Valor Economico reports Jose Carlos Martins, executive in charge of Brazilian giant Vale’s ferrous operations, expects the company’s Valemax ships to start docking in China in 2013.
Brazil-based Vale (NYSE:VALE) has so far received 18 of the 35 it has ordered from Korean and Chinese shipbuilders, but they have been drifting aimlessly since May last year because China, by far Vale’s biggest customer, granted one vessel port entry but subsequently banned anything over 300,000 tonnes.
The dry bulk carriers are 362-metre-long and 65 metre wide vessels that can carry 400,000 dead-weight tonnes of iron ore and cost more than $100 million a shot.
Currently 80% of the world’s iron ore is borne by so-called Capesize vessels which can only carry a third of the cargo of a Valemax.
Martins also indicated that Vale may open a distribution center in China – responsible for consuming almost 60% of the seaborne iron ore trade – next year.
The Rio de Janeiro-based company were force to use transit centres in Africa to bring ore to its customers in China because of the ban.
In December 2011, one of the ships – rather unfortunately called the Vale Beijing – ruptured its hull and temporarily blocked a port from where Vale ships more than 130 million tonnes per annum.

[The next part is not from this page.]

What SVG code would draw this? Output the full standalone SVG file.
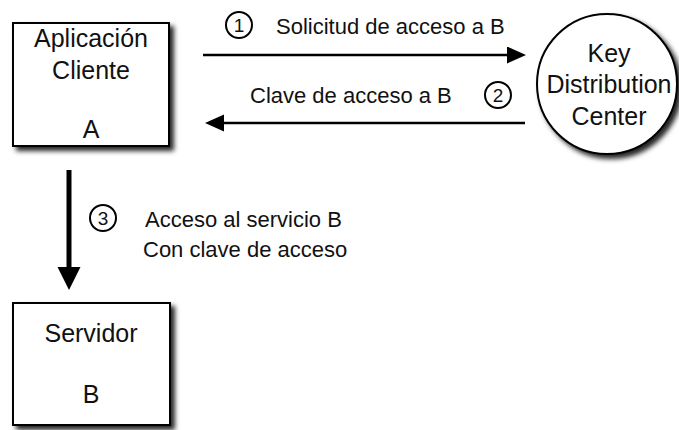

Chinese shipowners have been saying the carriers will worsen overcapacity and depress freight rates, while steelmakers are also against the leviathan-size ships, which are described as “each almost as large as the Bank of America tower in New York,” because they will give Vale even more control over pricing and delivery.
Vale, BHP Billiton and Rio Tinto completely dominate the 1 billion tonne seaborne iron ore trade – Vale alone controls a quarter of world supply.